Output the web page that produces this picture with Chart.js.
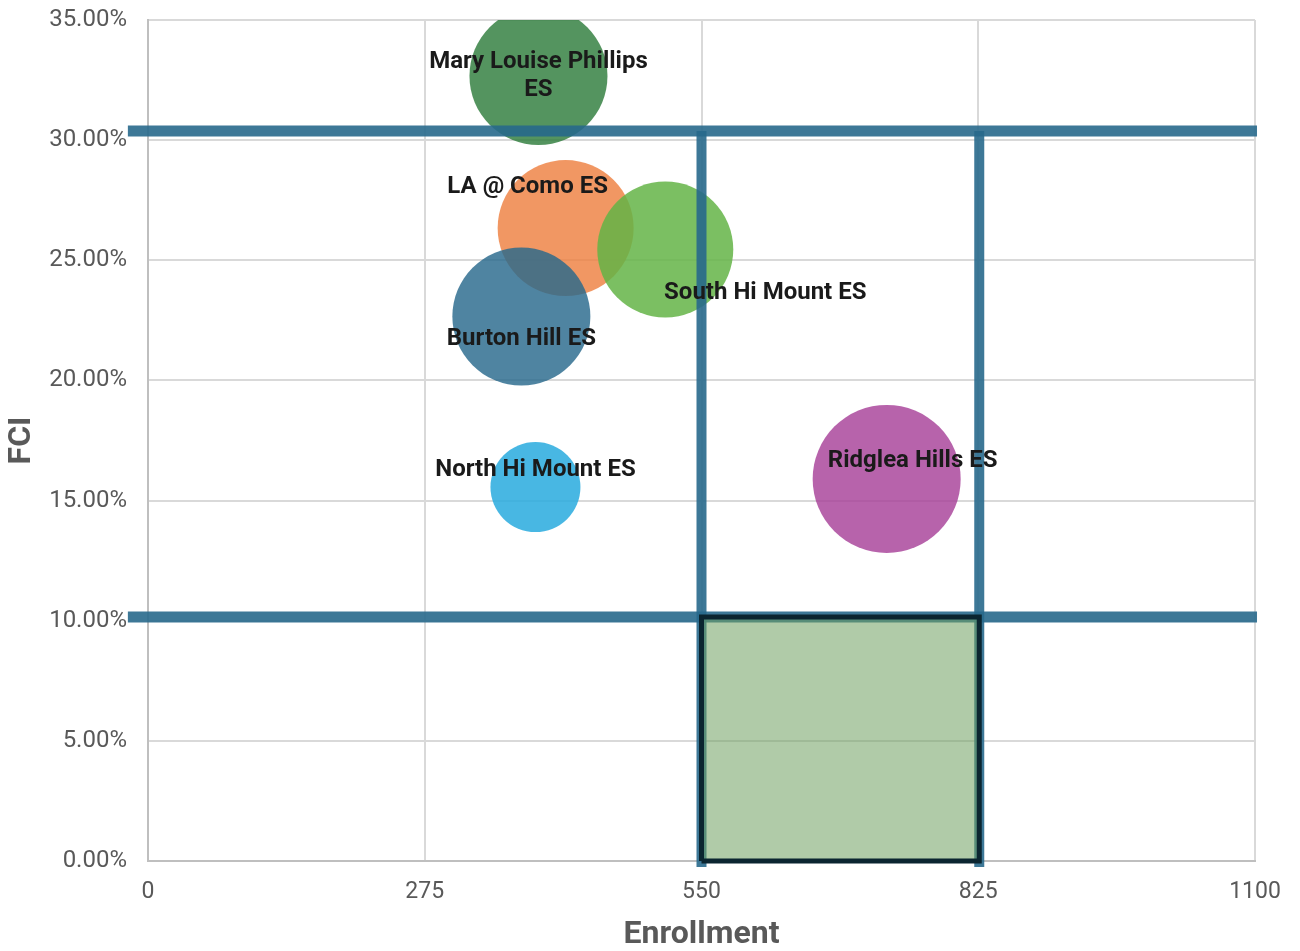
<!DOCTYPE html>
<html>
<head>
<meta charset="utf-8">
<script src="https://cdn.jsdelivr.net/npm/chart.js@4"></script>
<style>
  html, body { margin: 0; padding: 0; background: #fff; }
  #wrap { width: 1300px; height: 951px; }
</style>
</head>
<body>
<div id="wrap"><canvas id="bubbleChart"></canvas></div>
<script>
// schools, enrollment, FCI (%), bubble size
const schools = ["Mary Louise Phillips\nES", "LA @ Como ES", "South Hi Mount ES", "Burton Hill ES", "North Hi Mount ES", "Ridglea Hills ES"];
const enrollment = [388, 415, 514, 371, 385, 734];
const fci = [32.67, 26.34, 25.45, 22.66, 15.56, 15.90];
const bubbleSize = [69, 68, 68, 69, 45, 74];

// target zone bounds
const fciBounds = [10.15, 30.38];
const enrollBounds = [550, 826];

const xTicks = [0, 275, 550, 825, 1100];
const yTicks = [0, 5, 10, 15, 20, 25, 30, 35];

const bubbleColors = [
  "rgba(46,125,60,0.82)",
  "rgba(237,125,60,0.8)",
  "rgba(100,180,70,0.85)",
  "rgba(40,105,140,0.82)",
  "rgba(40,170,222,0.85)",
  "rgba(165,60,150,0.8)"
];
// label offsets from bubble center, px
const labelOffsets = [[0, 0], [-38, -41], [100, 44], [0, 22], [0, -17], [26, -18]];

const lineColor = "rgba(40,105,140,0.9)";
const overhangLeft = -20, overhangRight = 1102, belowZero = -0.25;

const bubbleData = schools.map((s, i) => ({ x: enrollment[i], y: fci[i], r: bubbleSize[i] }));

const lineSets = [];
fciBounds.forEach(v => {
  lineSets.push({
    type: "line",
    data: [{ x: overhangLeft, y: v }, { x: overhangRight, y: v }],
    borderColor: lineColor, borderWidth: 11, pointRadius: 0, clip: false, order: 2
  });
});
enrollBounds.forEach(v => {
  lineSets.push({
    type: "line",
    data: [{ x: v, y: belowZero }, { x: v, y: fciBounds[1] }],
    borderColor: lineColor, borderWidth: 10, pointRadius: 0, clip: false, order: 2
  });
});

const zoneSet = {
  type: "line",
  data: [
    { x: enrollBounds[0], y: 0 },
    { x: enrollBounds[0], y: fciBounds[0] },
    { x: enrollBounds[1], y: fciBounds[0] },
    { x: enrollBounds[1], y: 0 },
    { x: enrollBounds[0], y: 0 }
  ],
  borderColor: "#0b2530", borderWidth: 5, backgroundColor: "rgba(111,160,97,0.55)",
  fill: "shape", pointRadius: 0, clip: false, order: 1
};

const labelPlugin = {
  id: "bubbleLabels",
  afterDatasetsDraw(chart) {
    const ctx = chart.ctx;
    const meta = chart.getDatasetMeta(0);
    ctx.save();
    ctx.font = "bold 24px Roboto";
    ctx.fillStyle = "#1a1a1a";
    ctx.textAlign = "center";
    ctx.textBaseline = "middle";
    meta.data.forEach((pt, i) => {
      const lines = schools[i].split("\n");
      const lh = 28;
      const cx = pt.x + labelOffsets[i][0];
      const cy = pt.y + labelOffsets[i][1] - (lines.length - 1) * lh / 2;
      lines.forEach((ln, j) => ctx.fillText(ln, cx, cy + j * lh));
    });
    ctx.restore();
  }
};

const ctx = document.getElementById("bubbleChart").getContext("2d");
new Chart(ctx, {
  type: "bubble",
  data: {
    datasets: [{
      data: bubbleData,
      backgroundColor: bubbleColors,
      borderWidth: 0,
      order: 3
    }, ...lineSets, zoneSet]
  },
  options: {
    responsive: true,
    maintainAspectRatio: false,
    animation: false,
    layout: { autoPadding: false, padding: { top: 20, right: 45, left: 0, bottom: 0 } },
    plugins: { legend: { display: false }, tooltip: { enabled: false } },
    scales: {
      x: {
        type: "linear",
        min: 0, max: 1100,
        afterBuildTicks: s => { s.ticks = xTicks.map(v => ({ value: v })); },
        afterFit: s => { s.height = 90; s.paddingLeft = 0; s.paddingRight = 0; },
        grid: { color: "#d9d9d9", lineWidth: 2, drawTicks: false },
        border: { color: "#bfbfbf", width: 2 },
        ticks: { padding: 17, color: "#595959", font: { family: "Roboto", size: 23 },
                 callback: v => String(v) },
        title: { display: true, text: "Enrollment", color: "#595959", padding: { top: 0, bottom: 0 },
                 font: { family: "Roboto", size: 32, weight: "bold", lineHeight: 1.0 } }
      },
      y: {
        type: "linear",
        min: 0, max: 35,
        afterBuildTicks: s => { s.ticks = yTicks.map(v => ({ value: v })); },
        afterFit: s => { s.width = 148; s.paddingTop = 0; s.paddingBottom = 0; },
        grid: { color: "#d9d9d9", lineWidth: 2, drawTicks: false },
        border: { color: "#bfbfbf", width: 2 },
        ticks: { padding: 21, color: "#595959", font: { family: "Roboto", size: 24 },
                 callback: v => v.toFixed(2) + "%" },
        title: { display: true, text: "FCI", color: "#595959", padding: { top: 6, bottom: 0 },
                 font: { family: "Roboto", size: 32, weight: "bold", lineHeight: 1.0 } }
      }
    }
  },
  plugins: [labelPlugin]
});
</script>
</body>
</html>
..............................
▶ _Job_
Write out, word for word, the lines from the start of the data through the one holding "const bubbleData = schools.map((s, i)". Omit pictures.

▶ _Exercise output_
Output the web page that produces this picture with Chart.js.
<!DOCTYPE html>
<html>
<head>
<meta charset="utf-8">
<script src="https://cdn.jsdelivr.net/npm/chart.js@4"></script>
<style>
  html, body { margin: 0; padding: 0; background: #fff; }
  #wrap { width: 1300px; height: 951px; }
</style>
</head>
<body>
<div id="wrap"><canvas id="bubbleChart"></canvas></div>
<script>
// schools, enrollment, FCI (%), bubble size
const schools = ["Mary Louise Phillips\nES", "LA @ Como ES", "South Hi Mount ES", "Burton Hill ES", "North Hi Mount ES", "Ridglea Hills ES"];
const enrollment = [388, 415, 514, 371, 385, 734];
const fci = [32.67, 26.34, 25.45, 22.66, 15.56, 15.90];
const bubbleSize = [69, 68, 68, 69, 45, 74];

// target zone bounds
const fciBounds = [10.15, 30.38];
const enrollBounds = [550, 826];

const xTicks = [0, 275, 550, 825, 1100];
const yTicks = [0, 5, 10, 15, 20, 25, 30, 35];

const bubbleColors = [
  "rgba(46,125,60,0.82)",
  "rgba(237,125,60,0.8)",
  "rgba(100,180,70,0.85)",
  "rgba(40,105,140,0.82)",
  "rgba(40,170,222,0.85)",
  "rgba(165,60,150,0.8)"
];
// label offsets from bubble center, px
const labelOffsets = [[0, 0], [-38, -41], [100, 44], [0, 22], [0, -17], [26, -18]];

const lineColor = "rgba(40,105,140,0.9)";
const overhangLeft = -20, overhangRight = 1102, belowZero = -0.25;

const bubbleData = schools.map((s, i) => ({ x: enrollment[i], y: fci[i], r: bubbleSize[i] }));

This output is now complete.